Stated task
Wherever a line holds the string "with", copy that line.
^^^^^^^^
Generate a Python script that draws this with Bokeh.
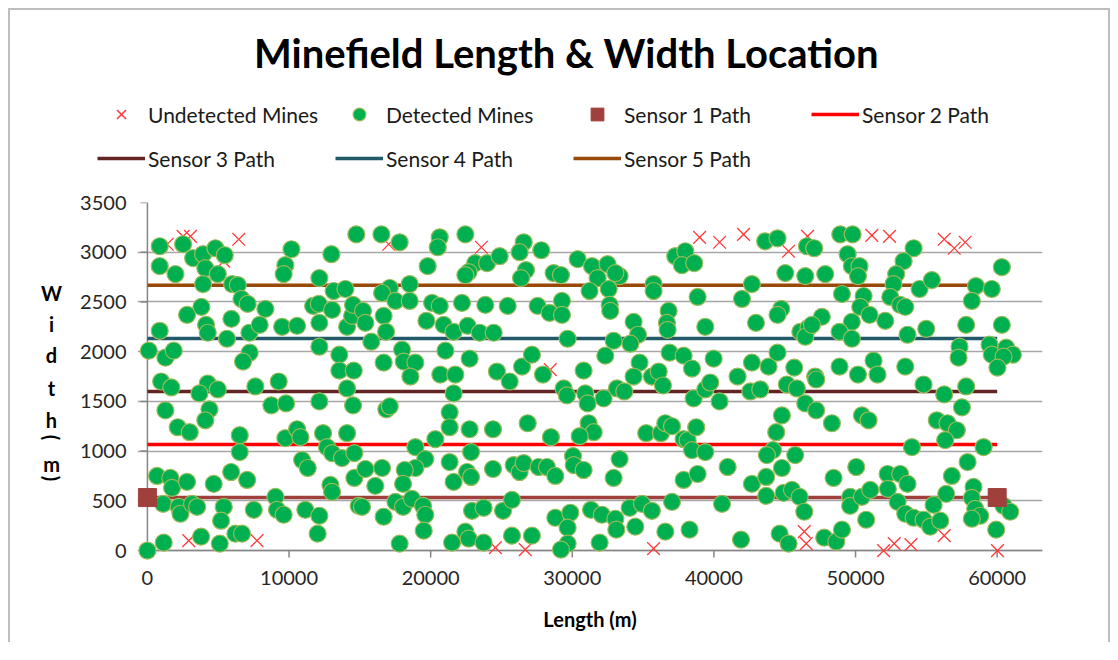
from math import pi
from bokeh.plotting import figure
from bokeh.layouts import column, row
from bokeh.models import Range1d, FixedTicker, Legend, LegendItem, Label, NumeralTickFormatter
from bokeh.embed import file_html
from bokeh.resources import INLINE

TITLE = "Minefield Length & Width Location"
X_LABEL = "Length (m)"
Y_LABEL_CHARS = ["W", "i", "d", "t", "h", "(", "m", ")"]

x_ticks = [0, 10000, 20000, 30000, 40000, 50000, 60000]
y_ticks = [0, 500, 1000, 1500, 2000, 2500, 3000, 3500]

sensor_names = ["Sensor 1 Path", "Sensor 2 Path", "Sensor 3 Path", "Sensor 4 Path", "Sensor 5 Path"]
sensor_widths = [533, 1067, 1600, 2133, 2667]
sensor_length = [0, 60000]
sensor_colors = ["#A0403D", "#FF0000", "#632523", "#215968", "#984807"]

undetected_mines = [
    (0, 0), (1400, 3080), (2520, 3160), (3040, 3160), (5390, 2910), (6450, 3130),
    (17040, 3080), (23580, 3050), (26330, 3010), (28450, 1820), (38990, 3150),
    (40400, 3100), (42090, 3180), (45270, 3010), (46610, 3160), (51150, 3170),
    (52400, 3160), (56260, 3130), (56970, 3040), (57740, 3100), (2920, 100),
    (7740, 100), (24570, 30), (26680, 10), (35740, 20), (46380, 190), (46520, 70),
    (51980, 0), (52730, 70), (53910, 60), (56260, 150), (60020, 0),
]

detected_mines = [
    (870, 3060), (870, 2860), (1980, 2780), (2520, 3080), (3230, 2940), (3930, 2980),
    (4800, 3040), (5460, 2970), (4090, 2840), (4970, 2780), (3930, 2680), (5980, 2680),
    (6380, 2670), (6640, 2530), (7080, 2480), (8330, 2430), (3810, 2450), (2800, 2370),
    (4140, 2270), (4260, 2190), (5930, 2330), (5620, 2130), (7200, 2190), (7930, 2270),
    (7220, 1990), (6750, 1900), (870, 2210), (100, 2010), (1270, 1940), (1860, 2010),
    (9510, 2250), (10570, 2260), (10170, 3030), (9740, 2870), (9620, 2780), (12140, 2740),
    (12990, 2980), (13150, 2610), (13980, 2630), (11700, 2460), (12100, 2480), (13040, 2420),
    (12140, 2290), (14100, 2250), (14450, 2360), (14520, 2470), (12140, 2050), (13550, 1970),
    (13550, 1810), (14570, 1810), (14750, 3180),
    (16520, 3180), (17810, 3100), (20640, 3150), (20500, 3050), (22450, 3180), (19790, 2860),
    (23150, 2890), (23980, 2890), (24870, 2960), (22680, 2800), (22450, 2770), (26570, 3100),
    (26280, 3000), (27810, 3020), (26730, 2820), (26380, 2740), (28680, 2790), (29200, 2770),
    (30380, 2930), (17110, 2640), (16570, 2590), (18520, 2680), (17510, 2510), (18520, 2510),
    (15220, 2410), (15390, 2290), (16680, 2360), (16850, 2200), (15810, 2100), (20100, 2490),
    (20640, 2460), (19700, 2310), (20920, 2270), (21620, 2200), (22210, 2490), (22610, 2260),
    (23460, 2190), (24450, 2190), (23860, 2470), (25440, 2460), (27550, 2460), (28400, 2390),
    (29270, 2510), (29270, 2370), (29670, 2130), (17980, 2020), (18100, 1900), (18920, 1890),
    (21040, 2010), (22750, 1930), (16680, 1890), (18570, 1750), (20680, 1770), (21740, 1770),
    (24680, 1800), (26450, 1850), (27150, 1970), (27930, 1770),
    (31390, 2860), (32490, 2880), (33340, 2760), (33040, 2790), (31790, 2740), (31220, 2610),
    (32570, 2630), (32640, 2470), (32680, 2410), (37270, 2960), (37980, 3010), (37740, 2870),
    (38610, 2890), (35740, 2680), (35740, 2610), (38850, 2550), (36800, 2410), (36680, 2290),
    (36730, 2220), (39390, 2250), (34330, 2300), (34640, 2170), (34100, 2080), (32920, 2110),
    (32330, 1960), (30800, 1810), (34750, 1890), (34330, 1750), (35620, 1750), (36100, 1800),
    (36870, 1990), (37860, 1960), (38450, 1830), (39980, 1930), (41670, 1750), (42680, 1890),
    (43860, 1850), (44490, 1990), (45670, 1840), (42680, 2680), (41980, 2530), (42970, 2290),
    (43620, 3110), (44490, 3140), (45040, 2790), (44750, 2430), (44490, 2370), (46100, 2200),
    (46570, 3060), (47080, 3040), (48920, 3180), (49790, 3180), (49440, 2980), (49740, 2860),
    (50280, 2860), (50170, 2760), (54100, 3040), (53390, 2910), (52870, 2780), (52680, 2680),
    (52450, 2550), (53150, 2470), (53510, 2450), (54520, 2630), (55390, 2720), (60330, 2850),
    (58500, 2660), (59620, 2630), (58210, 2510), (46450, 2760), (47860, 2780), (49040, 2580),
    (50570, 2560), (50330, 2450), (50990, 2370), (52100, 2310), (49740, 2300), (48870, 2200),
    (49740, 2130), (47620, 2350), (46680, 2240), (46450, 2150), (46920, 2270), (53670, 2170),
    (54990, 2230), (57810, 2270), (60330, 2270), (57340, 2050), (57270, 1940), (59460, 2070),
    (59620, 1970), (60640, 2040), (61110, 1970), (60450, 1950), (60020, 1840), (47150, 1750),
    (48870, 1850), (51270, 1910), (51550, 1770), (50170, 1770), (53510, 1850),
    (970, 1700), (1690, 1640), (4260, 1680), (4970, 1620), (3670, 1580), (7620, 1650),
    (9270, 1700), (8750, 1460), (9790, 1480), (12140, 1500), (14100, 1630), (14520, 1460),
    (1270, 1410), (4380, 1420), (4090, 1310), (2140, 1240), (2990, 1190), (6520, 1160),
    (6520, 990), (9740, 1130), (10570, 1220), (10800, 1140), (12400, 1180), (14100, 1180),
    (12680, 1040), (13040, 980), (13740, 930), (14610, 980), (10920, 910), (11320, 830),
    (680, 750), (1620, 730), (1740, 630), (2800, 690), (4680, 670), (5910, 790),
    (7040, 710), (12920, 660), (13040, 590), (14610, 730), (1110, 470), (2210, 440),
    (2330, 370), (3150, 470), (3510, 440), (5390, 440), (5200, 300), (7510, 410),
    (9040, 540), (9150, 410), (9620, 360), (11150, 410), (12140, 350), (12020, 170),
    (14920, 450), (1150, 80), (3790, 140), (5110, 70), (6210, 170), (6680, 170), (0, 0),
    (21620, 1580), (25580, 1700), (29390, 1630), (29620, 1560), (16870, 1420), (17110, 1450),
    (21340, 1390), (21340, 1240), (22750, 1220), (24400, 1220), (26850, 1280), (28490, 1140),
    (20330, 1120), (18920, 1040), (19620, 920), (18920, 830), (18170, 810), (22850, 990),
    (21340, 890), (15390, 820), (16570, 830), (16090, 650), (18050, 670), (21620, 690),
    (22570, 790), (22850, 740), (24400, 820), (25860, 860), (26280, 790), (26570, 880),
    (27620, 840), (28210, 840), (28800, 750), (30050, 950), (30100, 860), (15150, 440),
    (16680, 340), (17510, 490), (18050, 440), (18680, 520), (19460, 450), (19620, 360),
    (19510, 200), (17810, 70), (21510, 80), (22450, 190), (22680, 120), (23740, 80),
    (22920, 400), (23740, 430), (25110, 400), (25740, 510), (25740, 150), (27150, 150),
    (28800, 330), (29860, 380), (29670, 230), (29670, 70), (29200, 10),
    (36400, 1660), (33150, 1630), (33670, 1600), (32210, 1530), (30920, 1580), (31080, 1480),
    (38570, 1530), (39390, 1620), (39740, 1690), (40400, 1500), (42570, 1600), (43270, 1620),
    (45150, 1670), (45860, 1630), (31150, 1280), (31510, 1190), (30520, 1150), (35220, 1180),
    (36260, 1180), (36570, 1280), (37040, 1250), (37860, 1120), (38140, 1110), (38450, 1010),
    (38750, 1240), (39390, 990), (44800, 1360), (44400, 1190), (30800, 810), (33340, 920),
    (32920, 730), (37860, 710), (38850, 770), (40970, 840), (42680, 670), (43690, 740),
    (44170, 1010), (43740, 960), (44800, 830), (43690, 550), (44920, 580), (45510, 610),
    (45740, 960), (31320, 410), (32090, 360), (33040, 320), (33110, 210), (34050, 430),
    (34920, 470), (35620, 400), (34450, 240), (31930, 80), (36570, 190), (37040, 490),
    (38280, 210), (40570, 470), (41910, 110), (44640, 170), (45270, 70),
    (47220, 1720), (54800, 1670), (56260, 1570), (57810, 1650), (57510, 1440), (46450, 1480),
    (47220, 1410), (48330, 1280), (50450, 1360), (50920, 1310), (55740, 1310), (56490, 1280),
    (57150, 1210), (56330, 1110), (53980, 1040), (59040, 1040), (57910, 890), (50050, 840),
    (48450, 730), (52260, 770), (53150, 770), (53670, 670), (52280, 620), (52970, 490),
    (56800, 750), (56400, 570), (55510, 460), (58330, 640), (58210, 530), (58450, 420),
    (58800, 350), (58210, 320), (46050, 540), (46380, 390), (49620, 540), (49620, 450),
    (50450, 540), (51040, 610), (50750, 310), (53510, 370), (54100, 330), (54800, 310),
    (55270, 240), (55980, 300), (47790, 130), (48640, 90), (49040, 210), (59930, 210),
    (60450, 450), (60920, 390),
]

undetected_x = [m[0] for m in undetected_mines]
undetected_y = [m[1] for m in undetected_mines]
detected_x = [m[0] for m in detected_mines]
detected_y = [m[1] for m in detected_mines]

FONT = "Lato"
AXIS_GREY = "#868686"
UNDET_STYLE = dict(marker="x", size=18, line_color="#FF3B3B", line_width=1.3)
DET_STYLE = dict(marker="circle", size=17, fill_color="#00B050", line_color="#9BBB59", line_width=1.2)
SQ_STYLE = dict(marker="square", size=18, fill_color=sensor_colors[0], line_color=sensor_colors[0])


def bare(width, height):
    # a figure with no axes whose frame fills the canvas; its ranges lie away from the data
    f = figure(width=width, height=height, output_backend="svg", toolbar_location=None,
               x_axis_location=None, y_axis_location=None, x_range=Range1d(-20, -10),
               y_range=Range1d(-20, -10), min_border=0, title=None)
    f.outline_line_color = None
    f.grid.visible = False
    return f


# ---------- header: title + legend ----------
header = bare(1098, 172)
h_undet = header.scatter(undetected_x, undetected_y, marker="x", size=18,
                         line_color="#FF3B3B", line_width=1.6)
h_det = header.scatter(detected_x, detected_y, **DET_STYLE)
h_sq = header.scatter(sensor_length, [sensor_widths[0]] * 2, **SQ_STYLE)
h_lines = [header.line(sensor_length, [w, w], line_color=c, line_width=3.5)
           for w, c in zip(sensor_widths, sensor_colors)]
items = [
    LegendItem(label="Undetected Mines", renderers=[h_undet]),
    LegendItem(label="Detected Mines", renderers=[h_det]),
    LegendItem(label=sensor_names[0], renderers=[h_sq]),
    LegendItem(label=sensor_names[1], renderers=[h_lines[1]]),
    LegendItem(label=sensor_names[2], renderers=[h_lines[2]]),
    LegendItem(label=sensor_names[3], renderers=[h_lines[3]]),
    LegendItem(label=sensor_names[4], renderers=[h_lines[4]]),
]
legend = Legend(items=items, ncols=4, orientation="horizontal", location=(87, 8),
                border_line_color=None, background_fill_alpha=0, padding=0, margin=0,
                spacing=12, glyph_width=48, glyph_height=32, label_height=32,
                label_width=175, label_standoff=3, label_text_font=FONT,
                label_text_font_size="21px", label_text_color="#1A1A1A")
header.add_layout(legend, "center")
header.add_layout(Label(x=556, y=130, x_units="screen", y_units="screen", text=TITLE,
                        text_font=FONT, text_font_style="bold", text_font_size="40px",
                        text_align="center", text_baseline="middle", text_color="#000000"))

# ---------- stacked y-axis title (frame aligned with the chart frame) ----------
ylab = bare(60, 460)
letter_y = [268, 237, 206, 173, 141, 123, 97, 82]
for ch, yy in zip(Y_LABEL_CHARS, letter_y):
    ang = -pi / 2 if ch in "()" else 0
    ylab.add_layout(Label(x=41, y=yy, x_units="screen", y_units="screen", text=ch, angle=ang,
                          text_font=FONT, text_font_style="bold", text_font_size="20px",
                          text_align="center", text_baseline="middle", text_color="#000000"))

# ---------- chart ----------
p = figure(width=1038, height=460, output_backend="svg", toolbar_location=None,
           x_range=Range1d(-700, 63200), y_range=Range1d(-100, 3500),
           min_border_left=67, min_border_right=66, min_border_top=20, min_border_bottom=82,
           title=None)
p.outline_line_color = None

for ax in (p.xaxis, p.yaxis):
    ax.axis_line_color = None
    ax.major_tick_line_color = None
    ax.minor_tick_line_color = None
    ax.major_tick_out = 0
    ax.major_tick_in = 0
    ax.major_label_text_font = FONT
    ax.major_label_text_font_size = "20px"
    ax.major_label_text_color = "#262626"
    ax.formatter = NumeralTickFormatter(format="0")
p.xaxis.ticker = FixedTicker(ticks=x_ticks)
p.yaxis.ticker = FixedTicker(ticks=y_ticks)
p.xaxis.major_label_standoff = 10
p.yaxis.major_label_standoff = 11
p.xaxis.axis_label = X_LABEL
p.xaxis.axis_label_text_font = FONT
p.xaxis.axis_label_text_font_style = "bold"
p.xaxis.axis_label_text_font_size = "20px"
p.xaxis.axis_label_text_color = "#000000"
p.xaxis.axis_label_standoff = 19

p.xgrid.visible = False
p.ygrid.ticker = FixedTicker(ticks=y_ticks)
p.ygrid.grid_line_color = "#A6A6A6"
p.ygrid.grid_line_width = 1.5

# axis lines and outside tick marks at the zero crossing
p.segment(x0=[0, 0], y0=[0, 0], x1=[63200, 0], y1=[0, 3500], line_color=AXIS_GREY, line_width=1.5)
p.segment(x0=x_ticks, y0=[0] * len(x_ticks), x1=x_ticks, y1=[-70] * len(x_ticks),
          line_color=AXIS_GREY, line_width=1.5)
p.segment(x0=[0] * len(y_ticks), y0=y_ticks, x1=[-490] * len(y_ticks), y1=y_ticks,
          line_color=AXIS_GREY, line_width=1.5)

for w, c in zip(sensor_widths, sensor_colors):
    p.line(sensor_length, [w, w], line_color=c, line_width=3.5)
p.scatter(undetected_x, undetected_y, **UNDET_STYLE)
p.scatter(detected_x, detected_y, **DET_STYLE)
p.scatter(sensor_length, [sensor_widths[0]] * 2, **SQ_STYLE)

layout = column(header, row(ylab, p))
layout.styles = {"margin-left": "8px", "margin-top": "8px",
                 "border-left": "2px solid #BDBDBD", "border-top": "2px solid #BDBDBD",
                 "border-right": "2px solid #BDBDBD"}

open("out.html", "w").write(file_html(layout, INLINE))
^^^^^^^^
Full response
Generate a Python script that draws this with Bokeh.
    # a figure with no axes whose frame fills the canvas; its ranges lie away from the data
# ---------- stacked y-axis title (frame aligned with the chart frame) ----------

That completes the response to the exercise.